Podcasts | March 17, 2023

Ben McAdams, Sorenson Impact: Marrying public real estate and private capital (podcast)

David Bank
ImpactAlpha Editor

David Bank

What is the net worth of Salt Lake City? It’s a relatively straightforward exercise to total up the balance sheet of a company or an individual. But many cities don’t know what they own, much less what it’s all worth. As mayor of Salt Lake County a decade ago, Ben McAdams was frustrated that there wasn’t $500,000 in a $1.3 billion annual budget for a promising early-childhood education program (so he helped craft one of the country’s first social impact bonds). But an effort he led to map the value of the city’s underutilized real estate yielded an impressive number: at least $15 billion, and up to $45 billion if properties are developed thoughtfully. “I found out there is actually money under our mattress,” McAdams tells David Bank on this week’s Impact Briefing podcast. “It’s real estate that is just forgotten.”
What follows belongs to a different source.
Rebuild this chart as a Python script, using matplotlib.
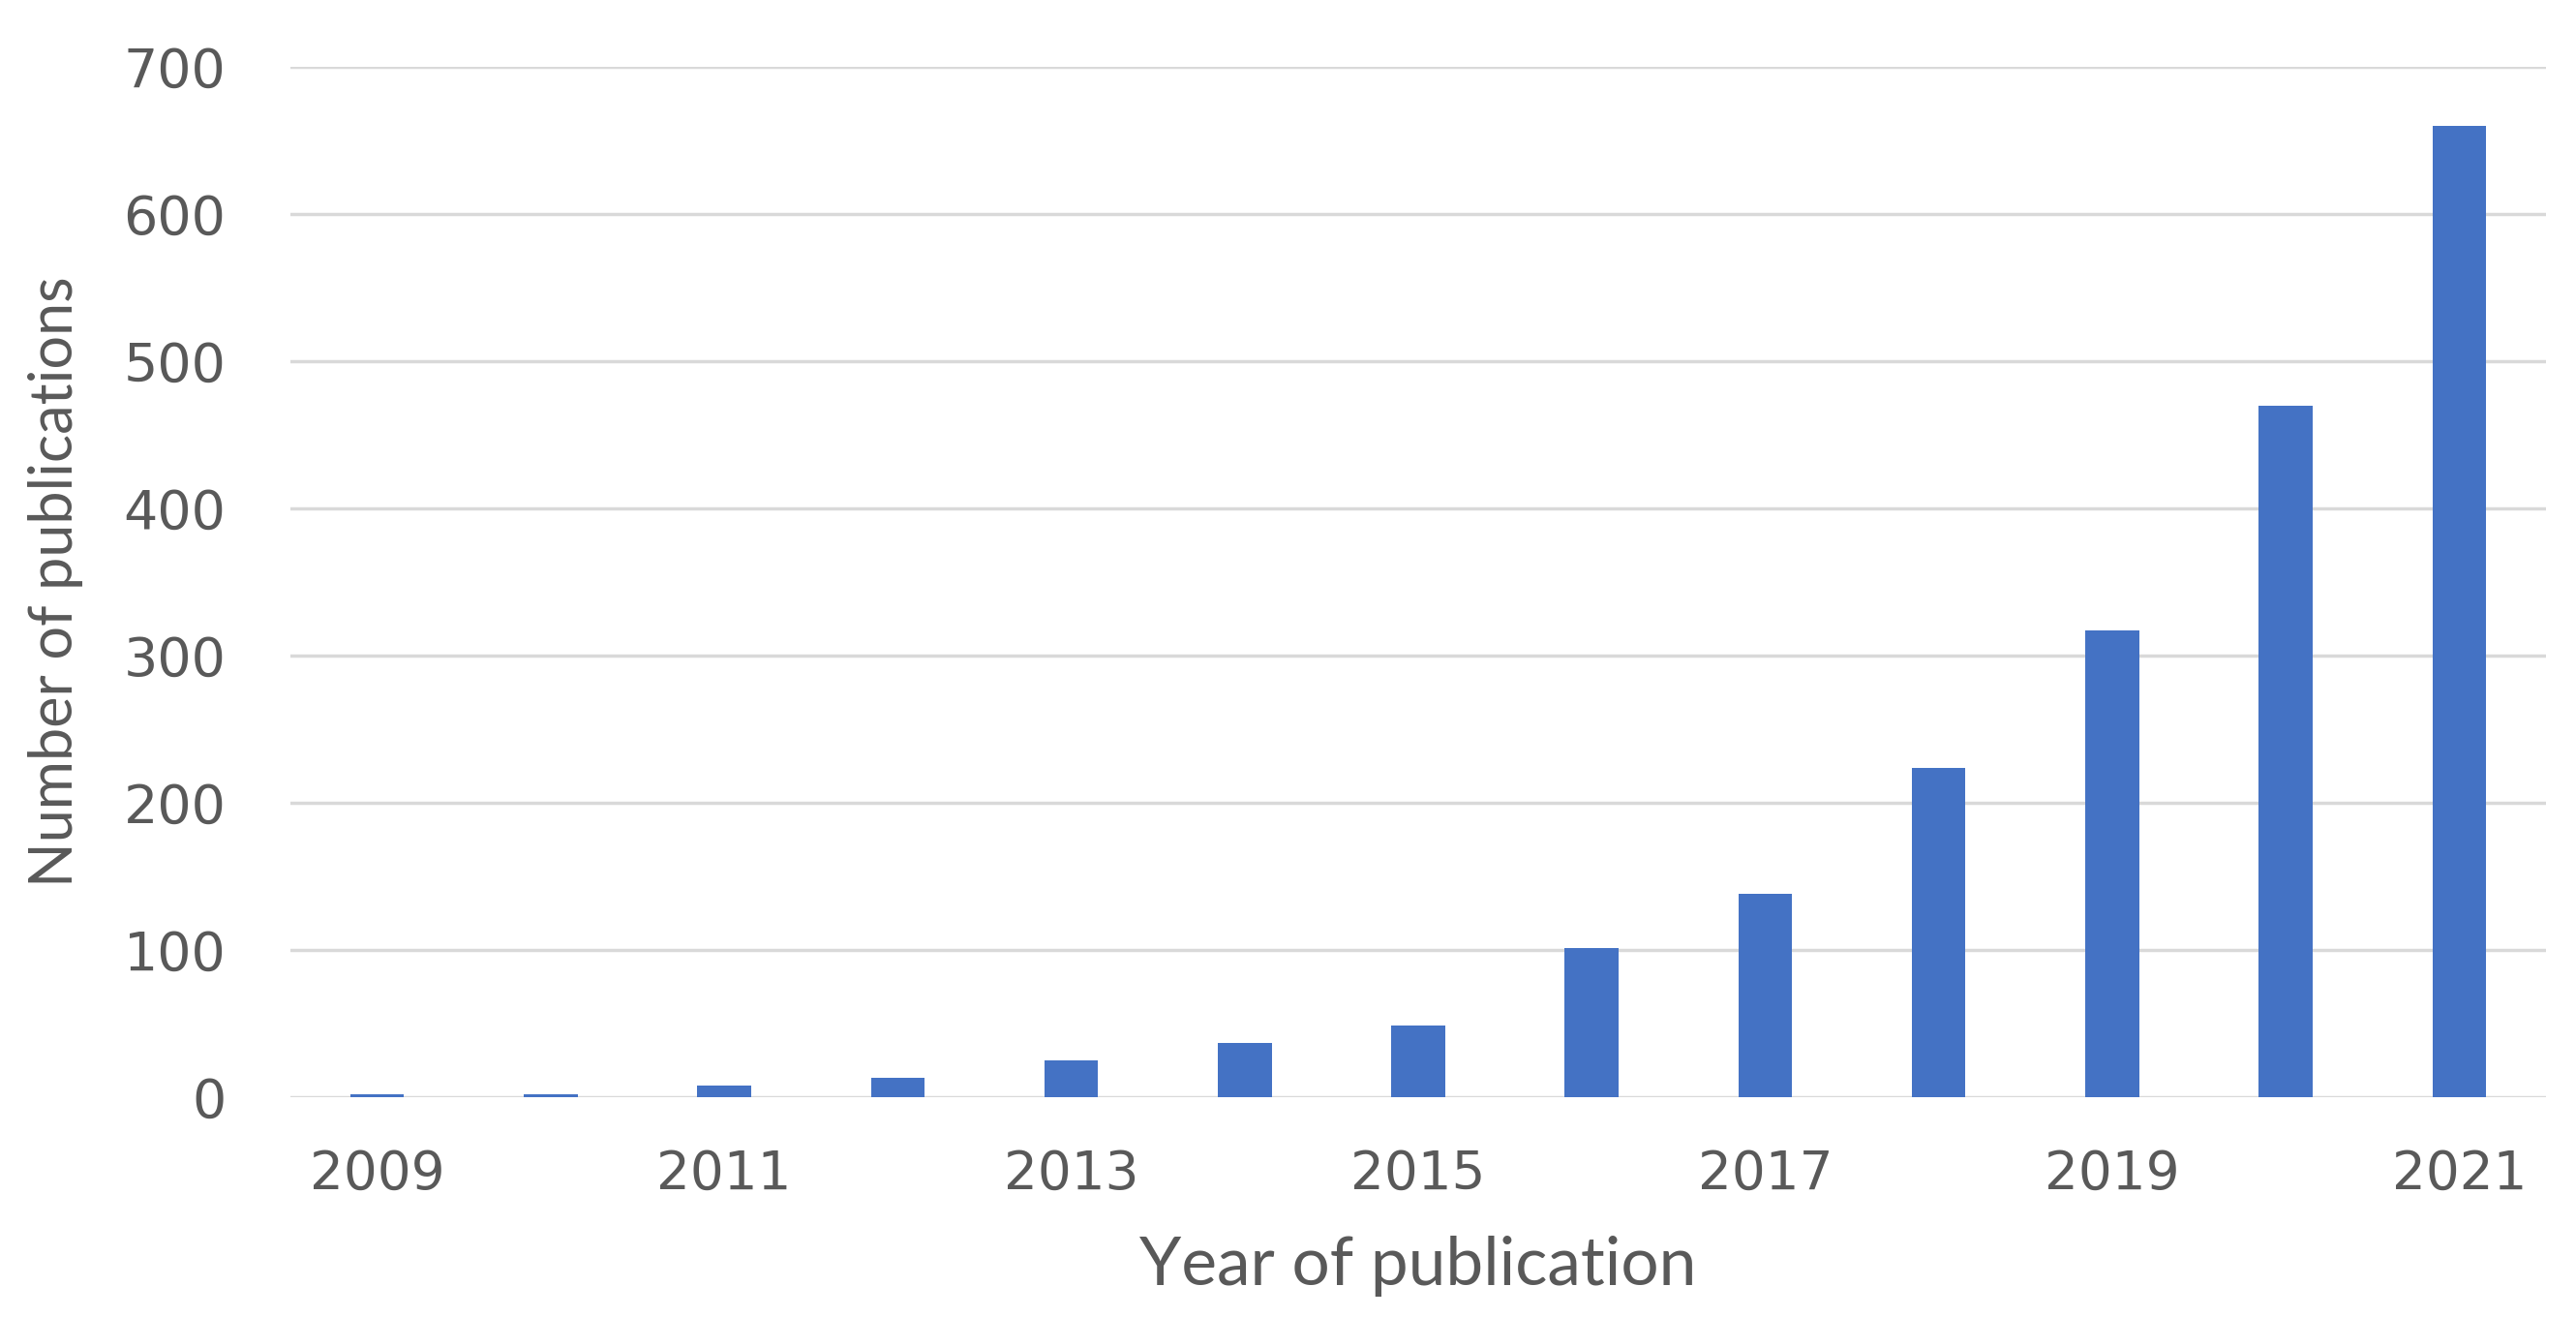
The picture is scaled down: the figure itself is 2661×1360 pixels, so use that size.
import matplotlib
matplotlib.use('Agg')
import matplotlib.pyplot as plt

# Datos
years = ['2009', '2010', '2011', '2012', '2013', '2014', '2015',
         '2016', '2017', '2018', '2019', '2020', '2021']
publications = [2, 2, 8, 13, 25, 37, 49, 101, 138, 224, 317, 470, 660]
y_ticks = [0, 100, 200, 300, 400, 500, 600, 700]

BAR_COLOR = '#4472C4'
TEXT_COLOR = '#595959'
GRID_COLOR = '#D9D9D9'

fig = plt.figure(figsize=(26.61, 13.6), dpi=100)
ax = fig.add_axes([300 / 2661, 1 - 1133 / 1360, 2330 / 2661, 1064 / 1360])

x = list(range(len(years)))
ax.bar(x, publications, width=0.31, color=BAR_COLOR, zorder=3)

ax.set_xlim(-0.5, len(years) - 0.5)
ax.set_ylim(0, 700)
ax.set_yticks(y_ticks)
ax.set_xticks(x[::2])
ax.set_xticklabels(years[::2])

ax.grid(axis='y', color=GRID_COLOR, linewidth=2.5, zorder=0)
for s in ax.spines.values():
    s.set_visible(False)
ax.tick_params(axis='both', length=0, colors=TEXT_COLOR)
ax.tick_params(axis='y', labelsize=40, pad=48)
ax.tick_params(axis='x', labelsize=39.5, pad=38)

ax.set_xlabel('Year of publication', fontsize=50, color=TEXT_COLOR,
              family='Lato', labelpad=26)
ax.set_ylabel('Number of publications', fontsize=44, color=TEXT_COLOR,
              family='Lato', labelpad=30)

fig.savefig('out.png', dpi=100, facecolor='white')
After his single term in Congress (as a Democrat from a deep red state), McAdams has been working with a half-dozen cities to tap the riches in underutilized public real estate. His “Putting Assets to Work” policy incubator is working with Atlanta, Cleveland, Annapolis, Chattanooga, Lancaster, Calif., and Harris County, Texas, which have similarly found billions in untapped assets. The next step is to help cities deploy those assets to generate income that will fund essential services. A city that contributes, say, a $5 million parcel toward a $20 million housing project (with private investors supplying the rest) could earn 25% of the rental income. At scale, McAdams says, “You’re funding education. You’re solving affordable housing. You’re solving homelessness. You are investing in roads and bridges and filling potholes. And then you’ve still got enough money left to cut taxes.” Some of the cities are close to closing their first deals; Sorenson Impact Group is incubating a “community equity fund” based on McAdams’ work. “It’s real revenue that’s out there,” he says, “if we can just figure out the right systems and then bring in the private capital to do it.”